Master Control Program: No one User wrote me. I'm worth a couple million of their man-years.

That was the flourished entry of Ming the Merciless, the Master Control Program, megalomaniac and able to do something about it:

Ram: If he thinks you're useful, then he takes over all your functions. If not he sends you down to the game grid to get the bits blasted out of you.

Video death -- immediate de-resolution -- bears an eerie resemblance to the disintegration of the Wicked Witch of the East. Power has made the MCP arrogant:

Master Control Program: You're getting brutal, Sark. Brutal and needlessly sadistic.
Sark: Thank you, Master Control.

Yet comes the Hero -- or in fact two heroes, like Crosby and Hope:

A romantic lead (Tron, Bruce Boxleitner, The Rocky Horror Picture Show) all determination, honor, and courage:

Yori: I knew you'd escape. They haven't built a circuit that could hold you!

A wisecracking road-to-CPU buddy (Flynn), also attracted to Dorothy Lamour -- I mean, Lori (Cindy Morgan, more or less nothing before or since) -- who covers his feelings and his fears with jokes:

Kevin Flynn: [Zooms past a plethora of tanks on his lightcycle] I shouldn't have written all those tank programs.

Every hero also needs a comic-relief Sancho Panza (think Danny de Vito in Romancing the Stone). Enter a floating coruscating polyhedron:

[a Bit flies around Flynn's head in a Recognizer]
Kevin Flynn: Hey! Hold it right there!
Bit: Yes.
Kevin Flynn: What do you mean, "yes"?
Bit: Yes.
Kevin Flynn: Is that all you can say?
Bit: No.
Kevin Flynn: Know anything else?
Bit: Yes.
Kevin Flynn: Positive and negative, huh. You're a bit, aren't you?
Bit: Yes.
Kevin Flynn: Well, where's your program? Isn't he going to miss you?
Bit: No.
Kevin Flynn: I'm your program?
Bit: Yes.
Kevin Flynn: Another mouth to feed.
Bit: Yes yes yes yes!

Adventures are sustained not by explosions but by peril, character, and dialog, and Tron's dialog sparkles from beginning to end:

Crom: I mean, sending me down here to play games! Who does he calculate he is?

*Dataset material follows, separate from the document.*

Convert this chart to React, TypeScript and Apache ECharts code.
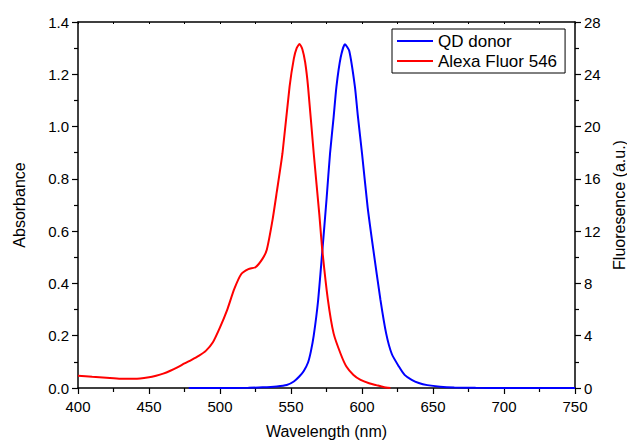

Like Star Wars, Tron honors its mythic and science-fictional forebears, and like the first Star Wars (but none of its successors) it never takes itself too seriously. Though anyone under the age of forty will roll her eyeballs at the simple graphics, they are so clean they unleash the power of imagination and sweep us along in a headlong story that entertains right up until the closing credits -- naturally in lime green on a black background, the color of a perfect monitor, vintage 1982.